Democracy values human life; and the goal of democratization is to transition from a system of categorical inequalities where human life is cheap and disposable, to one that respects it. Iran has been on that journey since the Constitutional Revolution that took place there from 1905 to 1911. The road has been fraught with obstacles. Iranians have not yet attained their aspirations.
Misagh Parsa’s Democracy in Iran: Why It Failed and How It Might Succeed focuses on the stretch of the journey since the revolution of 1979 but also weighs the factors that lead to democratization via revolution, versus those that lead to democratization via reform. The book is a comparative analysis of South Korea’s successful democratization through reform and the democratization through revolution of Egypt, Tunisia, Indonesia, and the Philippines. After a thorough examination of the 1979 revolution, the reformist Green Movement, and the now almost 40 years of the Islamic Republic’s rule of Iran, Parsa concludes, academically and dispassionately, that the democratization of Iran can only happen through revolution.

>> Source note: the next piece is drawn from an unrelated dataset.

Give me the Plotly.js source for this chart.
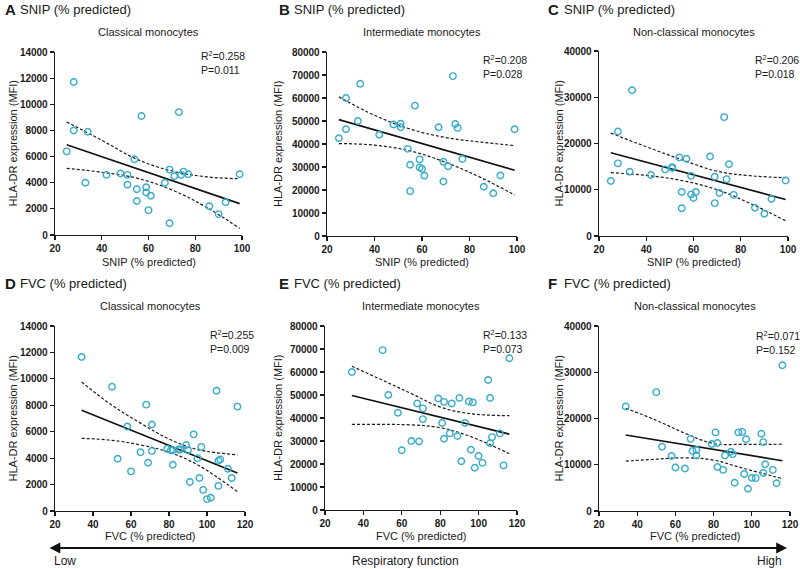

The professor of sociology at Dartmouth College writes that the choice between reform and revolution may depend on “the nature of the conflicts, the historical possibilities, and the available options. The conditions and variables examined in this work point conclusively in one direction—that is, that a route to Iran’s democratization through reform is not available.”
A great deal of the analysis centers on Sayyid Ruhollah Mūsavi Khomeini (Ayatolla Khomeini), and rightly so. Only by understanding how Ayatollah Khomeini’s ideology is inscribed in the Islamic Republic’s very core, can we truly understand the struggle for democracy in Iran. What Parsa shows early on is that the majority of Iranians who mobilized for revolution in 1979 were not seeking a theocratic state. This is why the dissection of what Ayatollah Khomeini did and said is so crucial.